After his 1914 reelection, Shaw went on to serve as chief justice from November of 1921 to January of 1923. He succeeded Angellotti, who had resigned from the post he won in 1914.
Following his retirement from the bench, Shaw became a member of the Board of Directors of the Pacific Mutual Life Insurance Company.
He died in Glendale on March 19, 1933, at the age of 88. He was survived by his wife, Anna, and his son, Hartley, a judge of the Los Angeles Superior Court.

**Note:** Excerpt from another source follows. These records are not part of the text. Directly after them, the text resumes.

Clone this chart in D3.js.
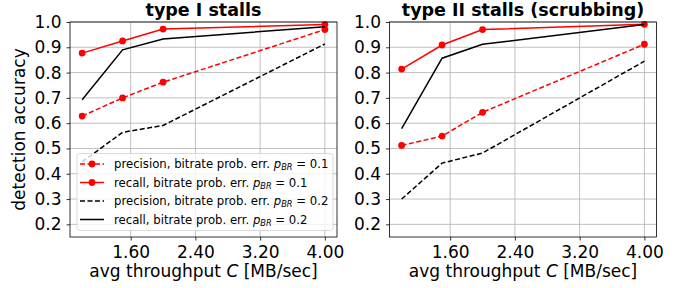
<!DOCTYPE html>
<html>
<head>
<meta charset="utf-8">
<script src="https://cdn.jsdelivr.net/npm/d3@7"></script>
<style>
  body { margin: 0; background: #fff; }
  svg { display: block; font-family: "DejaVu Sans", sans-serif; }
</style>
</head>
<body>
<div id="chart"></div>
<script>
// x values (avg throughput, MB/sec)
const throughput = [1.0, 1.5, 2.0, 4.0];
const xTicks = [1.6, 2.4, 3.2, 4.0];
const yTicks = [0.2, 0.3, 0.4, 0.5, 0.6, 0.7, 0.8, 0.9, 1.0];
const titles = ['type I stalls', 'type II stalls (scrubbing)'];

// type I stalls
const t1PrecisionP01 = [0.628, 0.700, 0.762, 0.970];
const t1RecallP01 = [0.877, 0.925, 0.972, 0.990];
const t1PrecisionP02 = [0.447, 0.564, 0.591, 0.913];
const t1RecallP02 = [0.693, 0.890, 0.933, 0.981];

// type II stalls
const t2PrecisionP01 = [0.512, 0.549, 0.643, 0.912];
const t2RecallP01 = [0.814, 0.909, 0.970, 0.991];
const t2PrecisionP02 = [0.300, 0.442, 0.482, 0.845];
const t2RecallP02 = [0.578, 0.857, 0.912, 0.990];

const seriesLabels = ['precision', 'recall', 'precision', 'recall'];
const seriesP = ['0.1', '0.1', '0.2', '0.2'];

const styles = [
  {color: 'red', dash: '5,2.5', marker: true},
  {color: 'red', dash: null, marker: true},
  {color: 'black', dash: '5,2.5', marker: false},
  {color: 'black', dash: null, marker: false}
];

const width = 688;
const height = 288;
const panels = [
  {left: 70, values: [t1PrecisionP01, t1RecallP01, t1PrecisionP02, t1RecallP02], legend: true},
  {left: 389.5, values: [t2PrecisionP01, t2RecallP01, t2PrecisionP02, t2RecallP02], legend: false}
];
const plotW = 267;
const plotTop = 22;
const plotBottom = 237;

const svg = d3.select('#chart')
  .append('svg')
  .attr('width', width)
  .attr('height', height);

panels.forEach((p, pi) => {
  const x = d3.scaleLinear().domain([0.85, 4.15]).range([p.left, p.left + plotW]);
  const y = d3.scaleLinear().domain([0.15, 1.0]).range([plotBottom, plotTop]);

  const g = svg.append('g');

  // grid
  g.append('g').selectAll('line')
    .data(xTicks)
    .enter().append('line')
      .attr('x1', d => x(d)).attr('x2', d => x(d))
      .attr('y1', plotTop).attr('y2', plotBottom)
      .style('stroke', '#b0b0b0').style('stroke-width', 0.8);
  g.append('g').selectAll('line')
    .data(yTicks)
    .enter().append('line')
      .attr('x1', p.left).attr('x2', p.left + plotW)
      .attr('y1', d => y(d)).attr('y2', d => y(d))
      .style('stroke', '#b0b0b0').style('stroke-width', 0.8);

  // axes
  const xAxis = g.append('g')
    .attr('transform', `translate(0,${plotBottom})`)
    .call(d3.axisBottom(x).tickValues(xTicks).tickFormat(d3.format('.2f')).tickSize(3.5).tickPadding(5));
  const yAxis = g.append('g')
    .attr('transform', `translate(${p.left},0)`)
    .call(d3.axisLeft(y).tickValues(yTicks).tickFormat(d3.format('.1f')).tickSize(3.5).tickPadding(5));
  [xAxis, yAxis].forEach(a => {
    a.select('.domain').remove();
    a.selectAll('line').style('stroke', '#000').style('stroke-width', 0.8);
    a.selectAll('text')
      .style('font-family', '"DejaVu Sans", sans-serif')
      .style('font-size', '17px')
      .style('fill', '#000');
  });

  // lines
  const line = d3.line()
    .x((d, i) => x(throughput[i]))
    .y(d => y(d));

  p.values.forEach((vals, si) => {
    const s = styles[si];
    g.append('path')
      .datum(vals)
      .attr('d', line)
      .style('fill', 'none')
      .style('stroke', s.color)
      .style('stroke-width', 1.5)
      .style('stroke-dasharray', s.dash);
    if (s.marker) {
      g.append('g').selectAll('circle')
        .data(vals)
        .enter().append('circle')
          .attr('cx', (d, i) => x(throughput[i]))
          .attr('cy', d => y(d))
          .attr('r', 3.4)
          .style('fill', s.color);
    }
  });

  // frame
  g.append('rect')
    .attr('x', p.left).attr('y', plotTop)
    .attr('width', plotW).attr('height', plotBottom - plotTop)
    .style('fill', 'none').style('stroke', '#000').style('stroke-width', 0.8);

  // title
  g.append('text')
    .attr('x', p.left + plotW / 2)
    .attr('y', 16)
    .attr('text-anchor', 'middle')
    .style('font-size', '17.5px')
    .style('font-weight', 'bold')
    .text(titles[pi]);

  // x label
  const xl = g.append('text')
    .attr('x', p.left + plotW / 2)
    .attr('y', 277)
    .attr('text-anchor', 'middle')
    .style('font-size', '17px');
  xl.append('tspan').text('avg throughput ');
  xl.append('tspan').style('font-style', 'italic').text('C');
  xl.append('tspan').text(' [MB/sec]');

  if (pi === 0) {
    svg.append('text')
      .attr('transform', `translate(25,${(plotTop + plotBottom) / 2}) rotate(-90)`)
      .attr('text-anchor', 'middle')
      .style('font-size', '17px')
      .text('detection accuracy');
  }

  if (p.legend) {
    const lg = g.append('g');
    lg.append('rect')
      .attr('x', 77).attr('y', 153.5)
      .attr('width', 256).attr('height', 77)
      .attr('rx', 3)
      .style('fill', 'white').style('fill-opacity', 0.8)
      .style('stroke', '#d0d0d0').style('stroke-width', 0.8);
    seriesLabels.forEach((lab, si) => {
      const s = styles[si];
      const cy = 164 + si * 18.5;
      lg.append('line')
        .attr('x1', 80).attr('x2', 104)
        .attr('y1', cy).attr('y2', cy)
        .style('stroke', s.color).style('stroke-width', 1.5)
        .style('stroke-dasharray', s.dash);
      if (s.marker) {
        lg.append('circle').attr('cx', 92).attr('cy', cy).attr('r', 3.4).style('fill', s.color);
      }
      const t = lg.append('text')
        .attr('x', 114)
        .attr('y', cy + 4.2)
        .style('font-size', '11.7px');
      t.append('tspan').text(lab + ', bitrate prob. err. ');
      t.append('tspan').style('font-style', 'italic').text('p');
      t.append('tspan').style('font-style', 'italic').style('font-size', '8.2px').attr('dy', 2.2).text('BR');
      t.append('tspan').attr('dy', -2.2).text(' = ' + seriesP[si]);
    });
  }
});
</script>
</body>
</html>
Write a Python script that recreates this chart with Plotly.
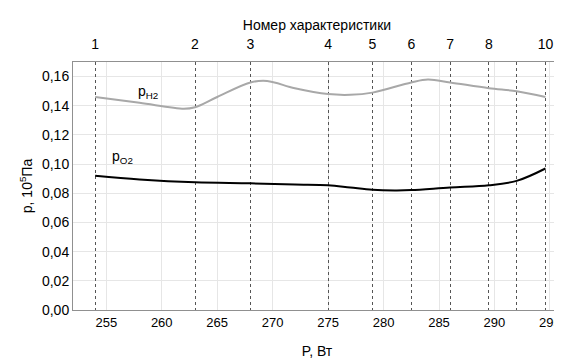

The Hermosa Beach Chamber of Commerce and Visitors Bureau lists on its website as one of the burgh’s “points of interest” the “Justice Shaw House” at 740 The Strand. This description is provided:
“The former home of Supreme Court Justice Lucien Shaw, founder of the Los Angeles Bar Association. His family is still in the legal business in Los Angeles….”
Well, Shaw was actually one of the principals in 1888 of reorganizing the county bar, that group having started in 1878. Among other reorganizers was Walter Van Dyke who, like Shaw, later became a member of the California Supreme Court.
As long as we’re on the subject of history: this column was launched 32 years ago tomorrow.